When analyzing points, such as (2,3) and (14,8), it helps to understand that we're essentially plotting these points on a two-dimensional grid. The first number is always the x-coordinate, and the second number is the y-coordinate. This system allows us to visualize mathematical operations and measurements, like distance, much more clearly. By utilizing these tools from Coordinate Geometry, determining how far apart these points are becomes a matter of applying the right formula.

Distance Calculation in coordinate geometry involves using the Distance Formula. This formula helps us calculate the straight-line distance between two points in a coordinate plane. This is particularly useful when you need the shortest possible path from point A to point B.

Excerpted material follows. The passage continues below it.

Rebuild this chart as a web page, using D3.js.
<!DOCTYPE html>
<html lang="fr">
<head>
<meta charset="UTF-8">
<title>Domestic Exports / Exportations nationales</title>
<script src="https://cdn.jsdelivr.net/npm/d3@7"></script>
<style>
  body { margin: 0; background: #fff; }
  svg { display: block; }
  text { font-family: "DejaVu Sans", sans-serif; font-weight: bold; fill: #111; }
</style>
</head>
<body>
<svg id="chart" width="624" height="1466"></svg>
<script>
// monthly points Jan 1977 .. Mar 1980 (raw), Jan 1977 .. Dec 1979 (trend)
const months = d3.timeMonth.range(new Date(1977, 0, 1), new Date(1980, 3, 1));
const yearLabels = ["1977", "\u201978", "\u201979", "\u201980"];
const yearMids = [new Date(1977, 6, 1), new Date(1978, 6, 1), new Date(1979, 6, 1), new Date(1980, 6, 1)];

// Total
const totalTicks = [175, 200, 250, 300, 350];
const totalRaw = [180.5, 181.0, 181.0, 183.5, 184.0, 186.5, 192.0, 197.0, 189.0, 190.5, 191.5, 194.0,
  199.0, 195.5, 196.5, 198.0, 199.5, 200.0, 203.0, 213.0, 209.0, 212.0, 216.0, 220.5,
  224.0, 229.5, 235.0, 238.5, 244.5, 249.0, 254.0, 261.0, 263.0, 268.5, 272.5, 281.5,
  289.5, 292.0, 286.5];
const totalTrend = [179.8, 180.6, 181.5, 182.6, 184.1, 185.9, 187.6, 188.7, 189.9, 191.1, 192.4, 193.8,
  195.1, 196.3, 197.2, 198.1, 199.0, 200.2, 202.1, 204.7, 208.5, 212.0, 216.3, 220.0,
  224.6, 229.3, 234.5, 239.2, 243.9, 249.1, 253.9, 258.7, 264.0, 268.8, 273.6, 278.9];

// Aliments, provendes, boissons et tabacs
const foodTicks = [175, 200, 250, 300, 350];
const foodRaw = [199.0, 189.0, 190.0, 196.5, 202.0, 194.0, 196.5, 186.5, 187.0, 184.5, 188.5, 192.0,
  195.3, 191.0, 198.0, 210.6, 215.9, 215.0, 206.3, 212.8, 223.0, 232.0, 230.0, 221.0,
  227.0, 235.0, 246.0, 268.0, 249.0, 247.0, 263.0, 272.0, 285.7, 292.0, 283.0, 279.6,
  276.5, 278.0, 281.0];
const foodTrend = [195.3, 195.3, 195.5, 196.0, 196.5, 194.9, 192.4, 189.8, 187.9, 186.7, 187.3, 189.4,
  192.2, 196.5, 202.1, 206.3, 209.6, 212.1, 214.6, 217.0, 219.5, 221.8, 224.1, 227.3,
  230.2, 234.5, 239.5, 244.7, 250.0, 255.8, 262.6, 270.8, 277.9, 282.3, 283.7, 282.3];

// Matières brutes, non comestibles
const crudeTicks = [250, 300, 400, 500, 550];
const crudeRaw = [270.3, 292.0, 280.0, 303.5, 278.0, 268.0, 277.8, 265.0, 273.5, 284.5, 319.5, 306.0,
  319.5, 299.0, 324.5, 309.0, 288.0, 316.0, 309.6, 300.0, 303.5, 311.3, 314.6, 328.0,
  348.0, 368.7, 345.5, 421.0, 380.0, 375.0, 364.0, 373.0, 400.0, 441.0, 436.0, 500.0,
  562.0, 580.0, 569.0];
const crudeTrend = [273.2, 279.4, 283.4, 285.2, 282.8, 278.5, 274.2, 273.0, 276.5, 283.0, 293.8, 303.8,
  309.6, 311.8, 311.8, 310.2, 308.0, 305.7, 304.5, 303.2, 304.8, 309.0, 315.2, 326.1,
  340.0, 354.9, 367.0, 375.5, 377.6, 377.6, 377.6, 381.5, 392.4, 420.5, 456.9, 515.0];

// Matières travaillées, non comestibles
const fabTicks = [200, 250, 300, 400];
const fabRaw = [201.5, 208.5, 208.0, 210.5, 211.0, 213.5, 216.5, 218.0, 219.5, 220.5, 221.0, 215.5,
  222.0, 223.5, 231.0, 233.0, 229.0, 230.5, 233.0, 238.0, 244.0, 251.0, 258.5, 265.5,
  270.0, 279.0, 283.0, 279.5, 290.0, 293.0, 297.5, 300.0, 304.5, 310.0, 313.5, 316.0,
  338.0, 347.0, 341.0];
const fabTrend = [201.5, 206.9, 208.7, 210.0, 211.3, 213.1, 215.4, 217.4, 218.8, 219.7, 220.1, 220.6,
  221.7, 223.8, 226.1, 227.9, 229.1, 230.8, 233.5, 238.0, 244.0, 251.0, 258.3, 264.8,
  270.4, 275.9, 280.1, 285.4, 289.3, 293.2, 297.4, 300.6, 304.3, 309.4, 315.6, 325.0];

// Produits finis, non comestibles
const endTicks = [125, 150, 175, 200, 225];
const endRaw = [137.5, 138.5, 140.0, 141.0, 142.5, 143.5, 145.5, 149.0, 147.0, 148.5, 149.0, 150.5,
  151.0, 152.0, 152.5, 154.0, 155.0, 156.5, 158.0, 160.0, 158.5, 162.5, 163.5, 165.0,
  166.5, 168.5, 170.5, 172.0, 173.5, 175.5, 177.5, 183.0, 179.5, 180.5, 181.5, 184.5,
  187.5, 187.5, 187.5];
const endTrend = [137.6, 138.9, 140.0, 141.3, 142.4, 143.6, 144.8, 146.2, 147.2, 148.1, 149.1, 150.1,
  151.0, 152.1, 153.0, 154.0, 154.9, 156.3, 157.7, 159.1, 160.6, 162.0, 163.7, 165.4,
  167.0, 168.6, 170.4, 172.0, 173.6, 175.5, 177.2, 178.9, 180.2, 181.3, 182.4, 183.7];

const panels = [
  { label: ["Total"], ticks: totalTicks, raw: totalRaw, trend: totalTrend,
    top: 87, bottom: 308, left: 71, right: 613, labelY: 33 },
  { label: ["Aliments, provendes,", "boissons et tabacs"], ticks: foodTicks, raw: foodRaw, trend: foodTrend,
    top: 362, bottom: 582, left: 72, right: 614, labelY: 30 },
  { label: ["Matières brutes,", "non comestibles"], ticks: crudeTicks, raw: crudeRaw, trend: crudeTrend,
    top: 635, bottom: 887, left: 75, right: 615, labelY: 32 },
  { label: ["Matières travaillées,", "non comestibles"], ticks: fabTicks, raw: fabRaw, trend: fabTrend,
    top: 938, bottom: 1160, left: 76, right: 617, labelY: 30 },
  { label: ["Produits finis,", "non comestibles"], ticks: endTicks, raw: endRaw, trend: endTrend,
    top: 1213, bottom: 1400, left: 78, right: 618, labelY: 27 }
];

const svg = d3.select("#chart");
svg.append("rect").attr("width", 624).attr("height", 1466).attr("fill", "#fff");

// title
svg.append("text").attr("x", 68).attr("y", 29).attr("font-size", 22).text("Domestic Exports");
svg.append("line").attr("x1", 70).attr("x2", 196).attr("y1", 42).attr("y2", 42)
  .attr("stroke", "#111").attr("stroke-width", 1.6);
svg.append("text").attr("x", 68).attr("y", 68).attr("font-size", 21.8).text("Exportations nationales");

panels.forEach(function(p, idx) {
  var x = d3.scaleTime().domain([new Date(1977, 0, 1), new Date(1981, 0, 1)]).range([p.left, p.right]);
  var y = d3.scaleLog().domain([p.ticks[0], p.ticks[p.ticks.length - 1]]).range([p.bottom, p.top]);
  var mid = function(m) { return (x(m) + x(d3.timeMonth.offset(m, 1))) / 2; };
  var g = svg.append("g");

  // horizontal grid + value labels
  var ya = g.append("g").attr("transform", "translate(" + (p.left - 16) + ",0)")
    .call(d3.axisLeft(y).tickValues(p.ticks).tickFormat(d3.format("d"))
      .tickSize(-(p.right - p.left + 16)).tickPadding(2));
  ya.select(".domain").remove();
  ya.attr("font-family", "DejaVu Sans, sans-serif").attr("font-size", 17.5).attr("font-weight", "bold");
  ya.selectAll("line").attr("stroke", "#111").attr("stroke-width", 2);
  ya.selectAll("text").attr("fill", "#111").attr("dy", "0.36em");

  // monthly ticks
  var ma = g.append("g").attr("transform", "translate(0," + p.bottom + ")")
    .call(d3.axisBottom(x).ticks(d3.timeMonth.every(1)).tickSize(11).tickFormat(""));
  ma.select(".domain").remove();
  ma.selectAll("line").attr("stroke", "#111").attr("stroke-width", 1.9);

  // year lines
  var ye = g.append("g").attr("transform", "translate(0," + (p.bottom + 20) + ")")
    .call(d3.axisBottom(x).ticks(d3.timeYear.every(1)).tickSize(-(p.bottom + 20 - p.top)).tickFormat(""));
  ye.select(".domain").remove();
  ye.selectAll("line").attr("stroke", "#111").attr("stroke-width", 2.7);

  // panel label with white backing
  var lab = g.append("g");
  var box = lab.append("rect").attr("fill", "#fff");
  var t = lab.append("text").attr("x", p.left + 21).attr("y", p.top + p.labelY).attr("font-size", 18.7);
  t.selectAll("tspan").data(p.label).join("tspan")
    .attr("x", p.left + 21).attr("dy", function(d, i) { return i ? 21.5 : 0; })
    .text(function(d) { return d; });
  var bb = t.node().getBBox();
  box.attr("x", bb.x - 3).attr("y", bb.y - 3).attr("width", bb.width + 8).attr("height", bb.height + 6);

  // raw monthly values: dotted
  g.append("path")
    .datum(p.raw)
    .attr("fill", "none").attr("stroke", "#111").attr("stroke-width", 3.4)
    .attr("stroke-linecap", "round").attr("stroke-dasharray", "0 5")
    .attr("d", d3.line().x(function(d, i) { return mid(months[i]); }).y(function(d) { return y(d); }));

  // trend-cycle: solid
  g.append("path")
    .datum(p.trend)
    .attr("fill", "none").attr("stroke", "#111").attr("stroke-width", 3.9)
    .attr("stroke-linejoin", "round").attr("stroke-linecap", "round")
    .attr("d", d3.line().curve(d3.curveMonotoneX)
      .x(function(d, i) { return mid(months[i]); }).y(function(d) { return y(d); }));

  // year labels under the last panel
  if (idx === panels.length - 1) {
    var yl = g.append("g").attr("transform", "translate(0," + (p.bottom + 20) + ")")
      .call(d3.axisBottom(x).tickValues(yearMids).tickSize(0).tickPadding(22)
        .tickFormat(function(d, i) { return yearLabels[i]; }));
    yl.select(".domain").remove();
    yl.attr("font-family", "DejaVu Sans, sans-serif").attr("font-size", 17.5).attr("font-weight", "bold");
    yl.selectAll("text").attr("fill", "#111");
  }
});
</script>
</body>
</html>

To find the distance, you substitute the coordinates into the Distance Formula:

• Let \[(x_1, y_1)\] be the first point and \[(x_2, y_2)\] be the second point.
• The formula is \( \sqrt{(x_2-x_1)^2 + (y_2-y_1)^2} \).
• Plug in the specific values, simplify the expression inside the square root, and finally find the square root to determine the distance.

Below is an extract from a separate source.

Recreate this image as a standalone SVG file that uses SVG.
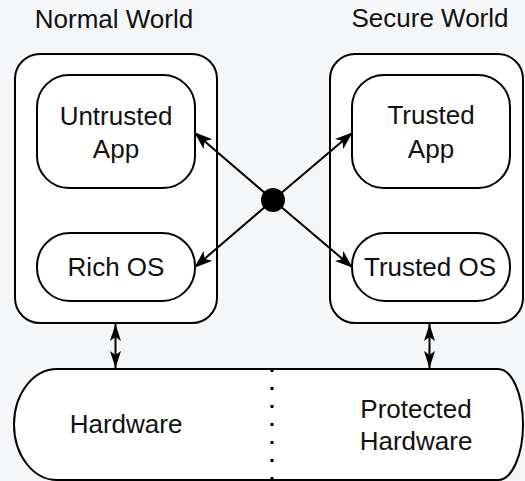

In our example, the distance between points \((2,3)\) and \((14,8)\) was found to be \(13\), which is the exact distance on a straight line between them. This simple yet powerful technique helps us not only understand how far two locations are from each other but also demonstrates the elegance of mathematics in real-world applications.

Radical Expressions occur when you are dealing with roots, specifically square roots, in mathematical operations. These are expressions that include a radical symbol \(\sqrt{}\). In geometry, this often arises when using the Distance Formula, as seen in our example.

When calculating the distance, we reached the step \(\sqrt{169}\). This is a radical expression where the radicand (the number under the square root sign) is \(169\). Calculating a square root is the process of finding a number which, when multiplied by itself, results in the original number. Here, \(13\cdot13 = 169\), hence the square root \(\sqrt{169}\) is \(13\).

When working with radical expressions, it's important to simplify them as much as possible. However, some results (like \(\sqrt{169}\)) may already be in their simplest form. Knowing how to deal with these expressions makes it easier to handle various geometry problems and ensures accurate calculations, especially when needing an exact value.